I shall end my review with an extract from ‘Safe Passage’, as it perfectly illustrates the beauty and depth of Ausubel’s prose: ‘The grandmothers have wet eyes. They are all picturing themselves lying there with many pairs of hands covering them, more hands than possible, their bodies hidden. It is just the backs of hands, familiar and radiating and with very faint pulses. In their minds, the grandmothers dissolve under those palms. They go gaseous. It is no longer necessary to maintain any particular shapes.’

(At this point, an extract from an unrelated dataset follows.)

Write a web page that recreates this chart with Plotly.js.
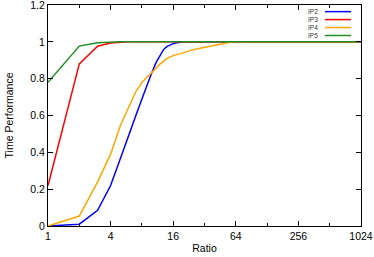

I have seen it said on many an occasion that authors suffer from the curse of the second novel, in which they try their best to write something as good as their first, but invariably fail. I have come several examples where this is true (Diane Setterfield unfortunately springs to mind, as I absolutely adored The Thirteenth Tale, and very much disliked her second novel, Bellman and Black), but actually, have often found myself enjoying an author’s second novel even more than their first. I felt that it might make a nice post to group together some thoughts on – and in the case that I have not written reviews and read the book some years ago, the blurb of – five second novels which I have very much admired, or been pleasantly surprised by. I have tried to choose a diverse range of novels from different time periods to vary the post a little.
1. Whistle in the Dark by Emma Healey (2018)

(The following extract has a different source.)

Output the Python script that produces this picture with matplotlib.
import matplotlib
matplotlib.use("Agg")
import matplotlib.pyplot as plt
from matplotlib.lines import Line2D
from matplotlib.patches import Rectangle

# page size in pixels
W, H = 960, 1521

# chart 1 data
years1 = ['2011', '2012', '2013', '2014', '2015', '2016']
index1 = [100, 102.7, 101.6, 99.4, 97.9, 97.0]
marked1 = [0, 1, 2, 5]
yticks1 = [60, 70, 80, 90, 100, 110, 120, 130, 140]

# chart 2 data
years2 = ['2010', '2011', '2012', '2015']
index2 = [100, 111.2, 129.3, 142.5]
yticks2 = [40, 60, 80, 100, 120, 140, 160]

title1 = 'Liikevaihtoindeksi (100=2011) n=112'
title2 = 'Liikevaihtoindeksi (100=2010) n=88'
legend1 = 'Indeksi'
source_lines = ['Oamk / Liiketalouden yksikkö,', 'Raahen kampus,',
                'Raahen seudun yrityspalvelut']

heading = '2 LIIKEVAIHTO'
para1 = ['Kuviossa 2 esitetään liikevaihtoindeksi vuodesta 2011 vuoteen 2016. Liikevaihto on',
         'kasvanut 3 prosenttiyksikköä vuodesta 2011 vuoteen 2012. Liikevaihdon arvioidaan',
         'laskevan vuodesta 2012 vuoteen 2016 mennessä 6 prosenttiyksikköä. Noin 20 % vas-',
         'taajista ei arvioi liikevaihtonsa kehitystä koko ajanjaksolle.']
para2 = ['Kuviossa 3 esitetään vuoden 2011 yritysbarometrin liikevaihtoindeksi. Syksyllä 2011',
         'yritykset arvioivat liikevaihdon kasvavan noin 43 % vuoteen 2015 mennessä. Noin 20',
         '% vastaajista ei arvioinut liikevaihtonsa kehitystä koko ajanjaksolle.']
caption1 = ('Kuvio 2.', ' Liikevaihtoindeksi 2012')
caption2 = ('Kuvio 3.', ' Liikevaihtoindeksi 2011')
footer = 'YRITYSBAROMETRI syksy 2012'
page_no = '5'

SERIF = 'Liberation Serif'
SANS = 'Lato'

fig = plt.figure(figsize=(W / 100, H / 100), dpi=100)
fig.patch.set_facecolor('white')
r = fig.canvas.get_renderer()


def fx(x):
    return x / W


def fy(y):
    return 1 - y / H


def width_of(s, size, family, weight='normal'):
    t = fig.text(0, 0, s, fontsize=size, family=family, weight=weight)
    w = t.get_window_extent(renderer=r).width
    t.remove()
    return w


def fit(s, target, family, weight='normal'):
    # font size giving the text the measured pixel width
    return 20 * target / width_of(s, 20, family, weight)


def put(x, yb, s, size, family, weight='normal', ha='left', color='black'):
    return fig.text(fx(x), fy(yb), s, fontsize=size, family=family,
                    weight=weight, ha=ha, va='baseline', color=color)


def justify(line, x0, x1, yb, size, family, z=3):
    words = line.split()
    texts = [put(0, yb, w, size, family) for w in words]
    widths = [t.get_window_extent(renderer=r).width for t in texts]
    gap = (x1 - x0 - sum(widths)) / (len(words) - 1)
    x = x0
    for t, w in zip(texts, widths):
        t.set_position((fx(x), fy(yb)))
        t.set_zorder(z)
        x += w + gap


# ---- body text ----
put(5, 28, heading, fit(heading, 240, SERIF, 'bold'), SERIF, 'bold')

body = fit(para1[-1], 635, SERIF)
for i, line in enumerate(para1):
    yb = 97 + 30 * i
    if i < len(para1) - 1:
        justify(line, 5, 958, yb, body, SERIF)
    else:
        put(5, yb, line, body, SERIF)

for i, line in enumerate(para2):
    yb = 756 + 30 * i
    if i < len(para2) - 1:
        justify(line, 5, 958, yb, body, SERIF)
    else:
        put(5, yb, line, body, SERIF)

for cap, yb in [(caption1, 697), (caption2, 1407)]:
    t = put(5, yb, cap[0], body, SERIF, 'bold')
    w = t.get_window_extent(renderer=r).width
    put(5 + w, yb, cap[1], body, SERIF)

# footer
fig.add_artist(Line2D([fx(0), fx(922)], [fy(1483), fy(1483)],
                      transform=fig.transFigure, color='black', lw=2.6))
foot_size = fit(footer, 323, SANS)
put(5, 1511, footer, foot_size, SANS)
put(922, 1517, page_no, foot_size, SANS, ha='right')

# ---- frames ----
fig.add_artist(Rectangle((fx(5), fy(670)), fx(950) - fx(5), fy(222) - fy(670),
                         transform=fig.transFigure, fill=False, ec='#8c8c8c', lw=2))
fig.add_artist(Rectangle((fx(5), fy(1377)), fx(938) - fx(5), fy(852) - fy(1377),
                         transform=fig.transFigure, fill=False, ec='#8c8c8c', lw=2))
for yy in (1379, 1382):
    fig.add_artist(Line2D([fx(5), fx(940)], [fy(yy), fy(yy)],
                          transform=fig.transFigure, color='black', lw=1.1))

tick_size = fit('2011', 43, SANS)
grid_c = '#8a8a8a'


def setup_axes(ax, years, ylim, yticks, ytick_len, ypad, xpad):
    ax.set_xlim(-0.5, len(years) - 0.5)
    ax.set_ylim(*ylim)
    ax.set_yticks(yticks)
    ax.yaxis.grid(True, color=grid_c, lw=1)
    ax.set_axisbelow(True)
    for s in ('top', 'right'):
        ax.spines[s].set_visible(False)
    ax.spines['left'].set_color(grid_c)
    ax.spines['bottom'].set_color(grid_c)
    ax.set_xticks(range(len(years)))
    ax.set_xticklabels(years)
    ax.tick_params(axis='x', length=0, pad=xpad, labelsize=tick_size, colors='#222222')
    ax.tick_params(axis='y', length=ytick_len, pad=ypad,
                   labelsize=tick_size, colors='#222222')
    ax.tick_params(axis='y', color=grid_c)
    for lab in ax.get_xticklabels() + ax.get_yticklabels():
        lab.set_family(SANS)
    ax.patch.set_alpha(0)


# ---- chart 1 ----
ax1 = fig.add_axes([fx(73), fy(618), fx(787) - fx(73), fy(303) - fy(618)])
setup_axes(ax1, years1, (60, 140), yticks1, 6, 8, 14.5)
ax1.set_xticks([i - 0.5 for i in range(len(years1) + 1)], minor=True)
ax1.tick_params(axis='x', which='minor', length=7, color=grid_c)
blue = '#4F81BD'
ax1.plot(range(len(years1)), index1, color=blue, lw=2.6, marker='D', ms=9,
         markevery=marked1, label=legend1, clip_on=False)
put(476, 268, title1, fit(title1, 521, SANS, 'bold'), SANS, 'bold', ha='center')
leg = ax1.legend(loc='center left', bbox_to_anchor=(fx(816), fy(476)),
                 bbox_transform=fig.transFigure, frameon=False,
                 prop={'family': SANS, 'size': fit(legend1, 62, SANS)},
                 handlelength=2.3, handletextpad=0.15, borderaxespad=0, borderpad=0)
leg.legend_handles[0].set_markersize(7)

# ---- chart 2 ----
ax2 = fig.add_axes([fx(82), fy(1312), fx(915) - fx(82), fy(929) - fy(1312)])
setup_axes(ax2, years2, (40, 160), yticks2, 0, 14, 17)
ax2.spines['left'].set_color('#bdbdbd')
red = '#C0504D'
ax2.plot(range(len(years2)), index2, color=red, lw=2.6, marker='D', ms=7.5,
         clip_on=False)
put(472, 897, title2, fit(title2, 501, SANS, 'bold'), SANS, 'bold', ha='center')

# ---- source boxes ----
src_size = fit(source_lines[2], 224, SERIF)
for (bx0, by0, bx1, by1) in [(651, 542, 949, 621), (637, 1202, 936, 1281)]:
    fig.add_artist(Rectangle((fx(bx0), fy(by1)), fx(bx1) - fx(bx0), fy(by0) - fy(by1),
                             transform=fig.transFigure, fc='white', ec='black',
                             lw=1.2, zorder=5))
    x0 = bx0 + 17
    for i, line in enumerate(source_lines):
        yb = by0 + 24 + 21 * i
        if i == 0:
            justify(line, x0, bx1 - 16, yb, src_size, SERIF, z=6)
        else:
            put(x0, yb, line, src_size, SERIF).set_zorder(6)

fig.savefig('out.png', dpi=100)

I really enjoyed Emma Healey’s debut novel, Elizabeth is Missing, and was thus rather keen to begin her second, Whistle in the Dark. What I found within its pages was an intriguing mystery, a cast of multilayered characters, and a very tight and controlled plot. Healey explores a fascinating family dynamic, which is threatened by various factors – namely the disappearance of teenage daughter Lana, which is the focus of the plot. I enjoyed the way in which Healey builds the novel, with longer chapters and smaller fragments, all of which reveal something. Whistle in the Dark is so well pieced together, and I found it incredibly absorbing; it kept me up reading when I really should have been sleeping. I can’t wait to see what Healey comes up with next.

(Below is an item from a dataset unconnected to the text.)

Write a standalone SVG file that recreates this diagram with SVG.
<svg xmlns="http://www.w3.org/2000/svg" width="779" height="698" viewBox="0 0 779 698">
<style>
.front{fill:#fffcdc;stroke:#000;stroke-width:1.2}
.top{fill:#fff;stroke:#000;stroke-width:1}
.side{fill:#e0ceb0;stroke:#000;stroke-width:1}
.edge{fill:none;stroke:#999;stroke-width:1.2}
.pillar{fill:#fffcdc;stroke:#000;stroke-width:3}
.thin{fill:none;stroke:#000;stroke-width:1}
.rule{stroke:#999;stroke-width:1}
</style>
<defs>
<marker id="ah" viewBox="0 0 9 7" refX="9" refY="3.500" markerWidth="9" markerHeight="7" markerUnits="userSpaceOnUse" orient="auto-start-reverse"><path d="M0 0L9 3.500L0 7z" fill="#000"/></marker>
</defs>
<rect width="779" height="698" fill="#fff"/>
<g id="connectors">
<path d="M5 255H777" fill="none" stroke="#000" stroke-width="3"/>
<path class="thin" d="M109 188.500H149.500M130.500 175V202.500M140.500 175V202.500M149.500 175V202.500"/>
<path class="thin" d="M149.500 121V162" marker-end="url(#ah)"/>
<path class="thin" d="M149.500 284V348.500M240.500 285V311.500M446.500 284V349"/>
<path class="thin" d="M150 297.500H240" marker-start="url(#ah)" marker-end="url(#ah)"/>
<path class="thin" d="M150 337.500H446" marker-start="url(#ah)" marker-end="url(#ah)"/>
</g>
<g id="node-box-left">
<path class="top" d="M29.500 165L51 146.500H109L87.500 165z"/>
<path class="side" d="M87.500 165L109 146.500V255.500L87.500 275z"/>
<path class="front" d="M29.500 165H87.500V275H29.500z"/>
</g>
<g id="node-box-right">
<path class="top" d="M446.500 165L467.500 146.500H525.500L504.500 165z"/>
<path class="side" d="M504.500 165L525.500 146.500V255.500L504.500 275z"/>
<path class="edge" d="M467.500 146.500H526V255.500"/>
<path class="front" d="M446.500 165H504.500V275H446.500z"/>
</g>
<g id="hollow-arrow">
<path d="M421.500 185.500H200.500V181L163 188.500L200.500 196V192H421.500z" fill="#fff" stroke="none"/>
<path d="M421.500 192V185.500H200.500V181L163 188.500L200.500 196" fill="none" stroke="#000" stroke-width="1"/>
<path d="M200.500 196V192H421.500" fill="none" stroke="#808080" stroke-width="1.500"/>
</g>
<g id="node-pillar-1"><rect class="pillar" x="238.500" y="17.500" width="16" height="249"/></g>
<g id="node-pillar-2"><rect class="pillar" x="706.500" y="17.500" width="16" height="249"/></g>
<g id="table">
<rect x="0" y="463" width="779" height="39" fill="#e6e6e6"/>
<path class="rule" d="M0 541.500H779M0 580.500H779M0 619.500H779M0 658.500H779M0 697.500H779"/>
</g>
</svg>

2. Uncle Paul by Celia Fremlin (1959)
Uncle Paul was the last remaining novel by Celia Fremlin which I had on my Kindle. I decided to start reading it on the way to Munich, and was gripped all the way through. I loved the opening of this, Fremlin’s second novel, and found the plot intriguing. The humour here worked well, and I found the dialogue to be both sharp and wonderfully controlled. I guessed the denouement from quite a way off, although it did not seem as though it had been well hidden. A great novel which certainly kept me guessing.
3. The Year of the Runaways by Sunjeev Sahota (2015)
Sunjeev Sahota’s The Year of the Runaways is an urgent, momentous novel about the experience of three young men who immigrate from India to the United Kingdom in hope of finding work. From the very beginning, Sahota’s study of his characters is incredibly detailed. I loved the inclusion of so much cultural minutiae, and found that the use of words in different Indian dialects without their translations being given adds yet another layer to the whole. The story is incredibly evocative of place and space, and every single strand of story has been well pulled together. The way in which the different characters’ stories intertwined was clever. The Year of the Runaways is a relatively slow novel, in the very best way. The backstories of each of Sahota’s characters are eminently believable, as are their hopes, dreams, and aspirations. The novel is so immersive that it becomes difficult to put down. The Year of the Runaways is an eye-opening book, and I felt so empathetic toward all of the protagonists, as well as their wider families. I read this important book with rapt attention, and cannot recommend it enough.
4. The Beautiful and Damned by F. Scott Fitzgerald (1922)
‘The heir to his grandfather’s considerable fortune, Anthony Patch is led astray from the path to gainful employment by the temptations and distractions of the 1920s Jazz Age. His descent into dissolution and profligacy is accelerated by his marriage to the attractive but turbulent Gloria, and the couple soon discover the dangerous flip side of a life of glamour and debauchery. Containing obvious parallels with F. Scott and Zelda Fitzgerald’s own lives, the novel is a tragic examination of the pitfalls of greed and materialism and the transience of youth and beauty.‘
5. Little Fires Everywhere by Celeste Ng (2017)
I very much enjoyed Celeste Ng’s thoughtful and thought-provoking debut novel, Everything I Never Told You, and looked forward to her newest publication, Little Fires Everywhere. Firstly, I very much liked Ng’s dedication, which reads: ‘To those who are on their own paths, setting little fires.’ With regard to the novel itself, the characters in their entirety have such depth to them, and interact so realistically. Ng held my interest throughout, dropping small clues and questions in as she went, and tying up the loose ends masterfully. She demonstrates a wonderful grasp of history and society, and her writing is always controlled. Little Fires Everywhere tackles a whole host of important themes, and I could barely put it down.
Of course, there are so many more great novels which I could have included here! Which are your favourite – and least favourite – second novels? Have you read any of these, or the debut books by the authors mentioned?